Aim> Copy the listing below in full and skip every picture.

Data extract>

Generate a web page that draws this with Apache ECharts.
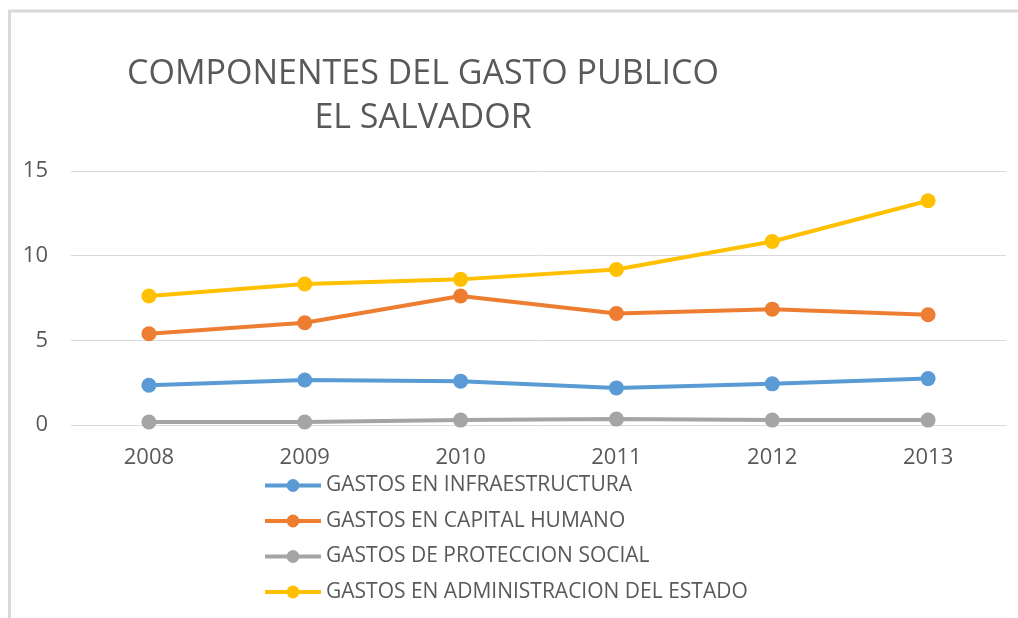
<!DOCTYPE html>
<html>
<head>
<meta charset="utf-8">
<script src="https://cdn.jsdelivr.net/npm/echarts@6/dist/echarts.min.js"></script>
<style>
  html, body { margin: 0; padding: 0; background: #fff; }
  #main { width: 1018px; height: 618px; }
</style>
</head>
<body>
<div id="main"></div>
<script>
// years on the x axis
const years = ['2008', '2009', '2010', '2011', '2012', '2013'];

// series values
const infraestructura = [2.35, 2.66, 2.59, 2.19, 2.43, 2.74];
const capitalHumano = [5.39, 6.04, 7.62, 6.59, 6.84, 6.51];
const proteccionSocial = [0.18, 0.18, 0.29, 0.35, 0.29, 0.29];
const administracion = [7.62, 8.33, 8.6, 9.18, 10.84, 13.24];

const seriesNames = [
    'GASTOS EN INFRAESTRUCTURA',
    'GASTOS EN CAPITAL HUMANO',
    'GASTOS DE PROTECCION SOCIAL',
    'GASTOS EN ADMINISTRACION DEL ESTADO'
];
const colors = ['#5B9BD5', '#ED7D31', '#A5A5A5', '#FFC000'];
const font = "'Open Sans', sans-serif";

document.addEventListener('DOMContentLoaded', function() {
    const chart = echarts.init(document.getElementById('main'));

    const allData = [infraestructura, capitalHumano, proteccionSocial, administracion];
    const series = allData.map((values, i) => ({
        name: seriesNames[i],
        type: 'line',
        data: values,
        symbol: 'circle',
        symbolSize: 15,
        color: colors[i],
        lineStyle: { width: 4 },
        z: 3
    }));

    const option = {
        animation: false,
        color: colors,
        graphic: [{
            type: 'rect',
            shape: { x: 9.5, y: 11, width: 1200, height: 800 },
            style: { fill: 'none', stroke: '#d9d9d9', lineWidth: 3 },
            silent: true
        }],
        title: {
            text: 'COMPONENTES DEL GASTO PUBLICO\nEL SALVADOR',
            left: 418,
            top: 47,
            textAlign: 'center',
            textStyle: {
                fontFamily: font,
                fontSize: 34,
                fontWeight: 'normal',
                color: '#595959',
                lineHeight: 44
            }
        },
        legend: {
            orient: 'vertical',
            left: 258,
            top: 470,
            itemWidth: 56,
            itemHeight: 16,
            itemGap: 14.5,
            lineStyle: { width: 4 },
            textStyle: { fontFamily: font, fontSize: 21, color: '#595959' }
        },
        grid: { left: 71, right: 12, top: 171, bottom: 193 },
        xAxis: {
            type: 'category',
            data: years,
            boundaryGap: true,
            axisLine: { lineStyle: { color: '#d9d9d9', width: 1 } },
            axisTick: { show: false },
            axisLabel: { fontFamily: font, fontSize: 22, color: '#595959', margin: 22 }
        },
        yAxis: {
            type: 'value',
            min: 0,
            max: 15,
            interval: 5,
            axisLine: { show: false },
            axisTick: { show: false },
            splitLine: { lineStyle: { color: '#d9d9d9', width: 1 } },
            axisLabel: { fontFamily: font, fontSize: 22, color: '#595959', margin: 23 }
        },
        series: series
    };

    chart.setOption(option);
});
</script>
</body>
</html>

Solution to the exercise>
Generate a web page that draws this with Apache ECharts.
<!DOCTYPE html>
<html>
<head>
<meta charset="utf-8">
<script src="https://cdn.jsdelivr.net/npm/echarts@6/dist/echarts.min.js"></script>
<style>
  html, body { margin: 0; padding: 0; background: #fff; }
  #main { width: 1018px; height: 618px; }
</style>
</head>
<body>
<div id="main"></div>
<script>
// years on the x axis
const years = ['2008', '2009', '2010', '2011', '2012', '2013'];

// series values
const infraestructura = [2.35, 2.66, 2.59, 2.19, 2.43, 2.74];
const capitalHumano = [5.39, 6.04, 7.62, 6.59, 6.84, 6.51];
const proteccionSocial = [0.18, 0.18, 0.29, 0.35, 0.29, 0.29];
const administracion = [7.62, 8.33, 8.6, 9.18, 10.84, 13.24];

const seriesNames = [
    'GASTOS EN INFRAESTRUCTURA',
    'GASTOS EN CAPITAL HUMANO',
    'GASTOS DE PROTECCION SOCIAL',
    'GASTOS EN ADMINISTRACION DEL ESTADO'
];
const colors = ['#5B9BD5', '#ED7D31', '#A5A5A5', '#FFC000'];
const font = "'Open Sans', sans-serif";

document.addEventListener('DOMContentLoaded', function() {
    const chart = echarts.init(document.getElementById('main'));

    const allData = [infraestructura, capitalHumano, proteccionSocial, administracion];
    const series = allData.map((values, i) => ({
        name: seriesNames[i],
        type: 'line',
        data: values,
        symbol: 'circle',
        symbolSize: 15,
        color: colors[i],
        lineStyle: { width: 4 },
        z: 3
    }));

    const option = {
        animation: false,
        color: colors,
        graphic: [{
            type: 'rect',
            shape: { x: 9.5, y: 11, width: 1200, height: 800 },
            style: { fill: 'none', stroke: '#d9d9d9', lineWidth: 3 },
            silent: true
        }],
        title: {
            text: 'COMPONENTES DEL GASTO PUBLICO\nEL SALVADOR',
            left: 418,
            top: 47,
            textAlign: 'center',
            textStyle: {
                fontFamily: font,
                fontSize: 34,
                fontWeight: 'normal',
                color: '#595959',
                lineHeight: 44
            }
        },
        legend: {
            orient: 'vertical',
            left: 258,
            top: 470,
            itemWidth: 56,
            itemHeight: 16,
            itemGap: 14.5,
            lineStyle: { width: 4 },
            textStyle: { fontFamily: font, fontSize: 21, color: '#595959' }
        },
        grid: { left: 71, right: 12, top: 171, bottom: 193 },
        xAxis: {
            type: 'category',
            data: years,
            boundaryGap: true,
            axisLine: { lineStyle: { color: '#d9d9d9', width: 1 } },
            axisTick: { show: false },
            axisLabel: { fontFamily: font, fontSize: 22, color: '#595959', margin: 22 }
        },
        yAxis: {
            type: 'value',
            min: 0,
            max: 15,
            interval: 5,
            axisLine: { show: false },
            axisTick: { show: false },
            splitLine: { lineStyle: { color: '#d9d9d9', width: 1 } },
            axisLabel: { fontFamily: font, fontSize: 22, color: '#595959', margin: 23 }
        },
        series: series
    };

    chart.setOption(option);
});
</script>
</body>
</html>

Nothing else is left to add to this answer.